Thank to everyone for their responses. Fidelity is actually the manager of my two largest 401Ks, plus my pensions (not by my design, that’s just how it went), so that’s to the good…though I also put some other stuff in Vanguard just to diversify location a little.

Let me say at the outset that this is not a response to the last post by @Maserschmidt, but the comment of ‘diversify location’ reminded me of something that a professional money manager told me a long time ago.

I had a smallish IRA at Principal in a Large Cap mutual fund. In my 401k, part of my investment was in a Vanguard Large Cap fund. Larry, the money manager, told me to look at the holdings of each of these funds. I was surprised (although I shouldn’t have been) to discover that there were many duplicated holdings in these two funds. Thus, if I wanted to diversify, that wasn’t the way to do it.

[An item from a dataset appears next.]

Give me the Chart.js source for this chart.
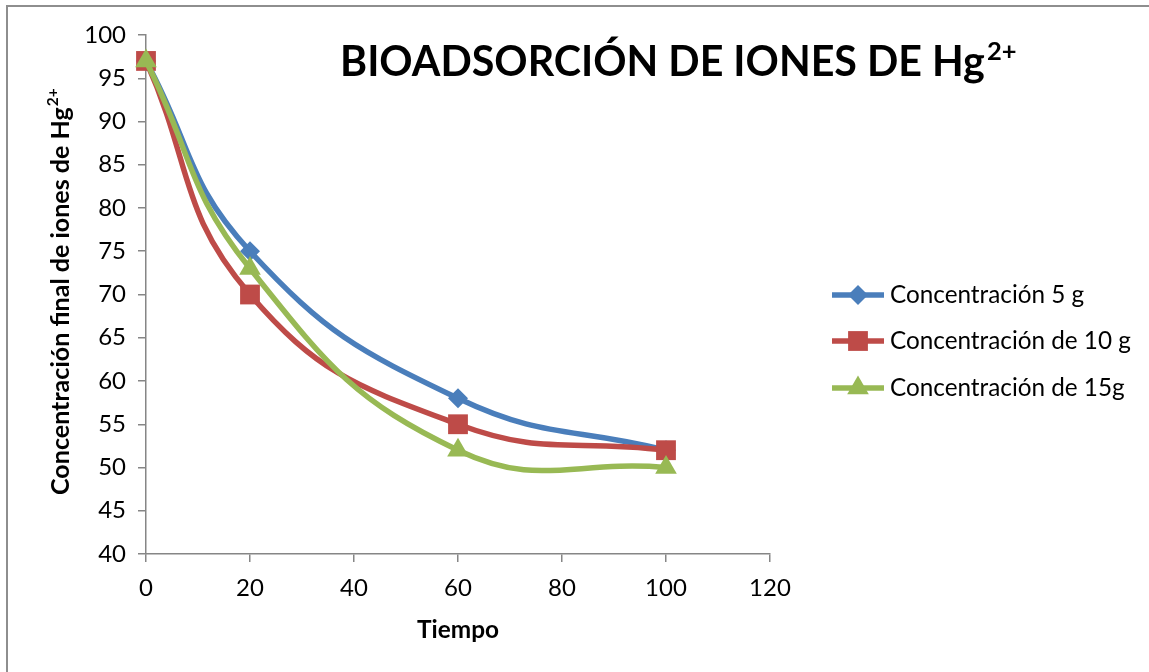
<!DOCTYPE html>
<html><head><meta charset="utf-8">
<script src="https://cdn.jsdelivr.net/npm/chart.js@4/dist/chart.umd.min.js"></script>
<style>html,body{margin:0;padding:0;background:#fff}#wrap{width:1149px;height:672px}</style>
</head><body><div id="wrap"><canvas id="c" width="1149" height="672"></canvas></div>
<script>
const tiempo = [0, 20, 60, 100];
const conc5g = [97, 75, 58, 52];
const conc10g = [97, 70, 55, 52];
const conc15g = [97, 73, 52, 50];
const seriesNames = ['Concentración 5 g', 'Concentración de 10 g', 'Concentración de 15g'];
const titleMain = 'BIOADSORCIÓN DE IONES DE Hg';
const titleSup = '2+';
const yTitleMain = 'Concentración final de iones de Hg';
const yTitleSup = '2+';
const xTitle = 'Tiempo';
const xTickValues = [0, 20, 40, 60, 80, 100, 120];
const yTickValues = [40, 45, 50, 55, 60, 65, 70, 75, 80, 85, 90, 95, 100];

const FONT = 'Lato, "Open Sans", sans-serif';
const colors = ['#4A7EBB', '#BE4B48', '#98B954'];
const styles = ['rectRot', 'rect', 'triangle'];
const radii = [10, 14, 12.5];
const seriesVals = [conc5g, conc10g, conc15g];

const datasets = seriesVals.map((vals, i) => ({
  label: seriesNames[i],
  data: tiempo.map((t, k) => ({x: t, y: vals[k]})),
  borderColor: colors[i],
  backgroundColor: colors[i],
  borderWidth: 5.5,
  pointStyle: styles[i],
  pointRadius: radii[i],
  pointBorderWidth: 0,
  pointBackgroundColor: colors[i],
  tension: 0.45,
  showLine: true,
  clip: false,
  order: 3 - i
}));

function fitFont(ctx, text, weight, target) {
  ctx.font = weight + ' 40px ' + FONT;
  return 40 * target / ctx.measureText(text).width;
}

const decor = {
  id: 'decor',
  beforeDraw(chart) {
    const ctx = chart.ctx;
    ctx.save();
    ctx.strokeStyle = '#8E8E8E';
    ctx.lineWidth = 2;
    ctx.strokeRect(7, 6, 1300, 800);
    ctx.restore();
  },
  afterDraw(chart) {
    const ctx = chart.ctx;
    ctx.save();
    ctx.fillStyle = '#000';
    // Title
    let fs = fitFont(ctx, titleMain, 'bold', 645);
    ctx.font = 'bold ' + fs + 'px ' + FONT;
    ctx.textBaseline = 'alphabetic';
    ctx.textAlign = 'left';
    ctx.fillText(titleMain, 340, 76);
    let w = ctx.measureText(titleMain).width;
    ctx.font = 'bold ' + (fs * 0.62) + 'px ' + FONT;
    ctx.fillText(titleSup, 340 + w + 2, 60);
    // X title
    let xfs = fitFont(ctx, xTitle, 'bold', 82);
    ctx.font = 'bold ' + xfs + 'px ' + FONT;
    ctx.textAlign = 'center';
    ctx.textBaseline = 'middle';
    ctx.fillText(xTitle, 458, 630);
    // Y title
    ctx.save();
    ctx.translate(69, 495);
    ctx.rotate(-Math.PI / 2);
    let yfs = fitFont(ctx, yTitleMain, 'bold', 388);
    ctx.font = 'bold ' + yfs + 'px ' + FONT;
    ctx.textAlign = 'left';
    ctx.textBaseline = 'alphabetic';
    ctx.fillText(yTitleMain, 0, 0);
    let yw = ctx.measureText(yTitleMain).width;
    ctx.font = 'bold ' + (yfs * 0.62) + 'px ' + FONT;
    ctx.fillText(yTitleSup, yw + 1, -yfs * 0.42);
    ctx.restore();
    // Legend
    const ly = [295, 341, 388];
    let lfs = fitFont(ctx, seriesNames[1], 'normal', 241);
    chart.data.datasets.forEach((ds, i) => {
      ctx.strokeStyle = ds.borderColor;
      ctx.lineWidth = 5.5;
      ctx.beginPath();
      ctx.moveTo(832, ly[i]);
      ctx.lineTo(884, ly[i]);
      ctx.stroke();
      ctx.fillStyle = ds.backgroundColor;
      Chart.helpers.drawPoint(ctx, {pointStyle: ds.pointStyle, radius: ds.pointRadius, borderWidth: 0, rotation: 0}, 858, ly[i]);
      ctx.fillStyle = '#000';
      ctx.font = lfs + 'px ' + FONT;
      ctx.textAlign = 'left';
      ctx.textBaseline = 'middle';
      ctx.fillText(ds.label, 890, ly[i]);
    });
    ctx.restore();
  }
};

new Chart(document.getElementById('c'), {
  type: 'scatter',
  data: {datasets},
  options: {
    responsive: false,
    devicePixelRatio: 1,
    animation: false,
    layout: {padding: {top: 35, right: 379, left: 0, bottom: 0}},
    plugins: {legend: {display: false}, tooltip: {enabled: false}, title: {display: false}},
    scales: {
      x: {
        type: 'linear', min: 0, max: 120,
        afterFit: s => { s.height = 118; },
        afterBuildTicks: s => { s.ticks = xTickValues.map(v => ({value: v})); },
        ticks: {font: {family: FONT, size: 24}, color: '#000', padding: 12, maxRotation: 0},
        grid: {drawOnChartArea: false, drawTicks: true, tickLength: 8, color: '#868686', lineWidth: 1.5},
        border: {color: '#868686', width: 1.5}
      },
      y: {
        type: 'linear', min: 40, max: 100,
        afterFit: s => { s.width = 146; },
        afterBuildTicks: s => { s.ticks = yTickValues.map(v => ({value: v})); },
        ticks: {font: {family: FONT, size: 24}, color: '#000', padding: 12},
        grid: {drawOnChartArea: false, drawTicks: true, tickLength: 8, color: '#868686', lineWidth: 1.5},
        border: {color: '#868686', width: 1.5}
      }
    }
  },
  plugins: [decor]
});
</script></body></html>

Food for thought, and hopefully most of you are smarter than I was back then.

Yeah. That form of diversification doesn’t work. One vendor’s e.g. “large cap growth” fund is necessarily going to be all but interchangeable with another vendor’s “large cap growth” fund. At least as to holdings if not as to fees.

But there might be some value to the concern that e.g. Fidelity the company, not the funds, and not the stocks in those funds, might have a meltdown or IT disaster or whatever. So that although your underlying assets are intact, nobody can get to them. So having, say, half at Fidelity and half at Vanguard would be very unlikely to leave you unable to access enough of your money to get by until whatever disaster befell one of them was overcome.

My own view of that is the hassle isn’t worth it for the incremental protection against a very unlikely event. Rest assured the Feds would be real interested in ensuring e.g. Fidelity got back in motion real quickly.

My own answer to that problem is to retain enough cash in a national bank and enough free credit from several distinct issuers to be able to ride through any disruption in access to all my assets at my one and only brokerage. If somehow those assets were stolen or destroyed never to be recovered I’d be broke. But that’s not the risk I’m guarding against.

Well, not to go into a ton of detail (which I just deleted), but Fidelity is un-transparent in the way it manages some things, and I started on Vanguard because I was annoyed. I buy very specific things there (e.g. municipal bonds, t-bills), but I won’t argue that there’s little or no diversification benefit.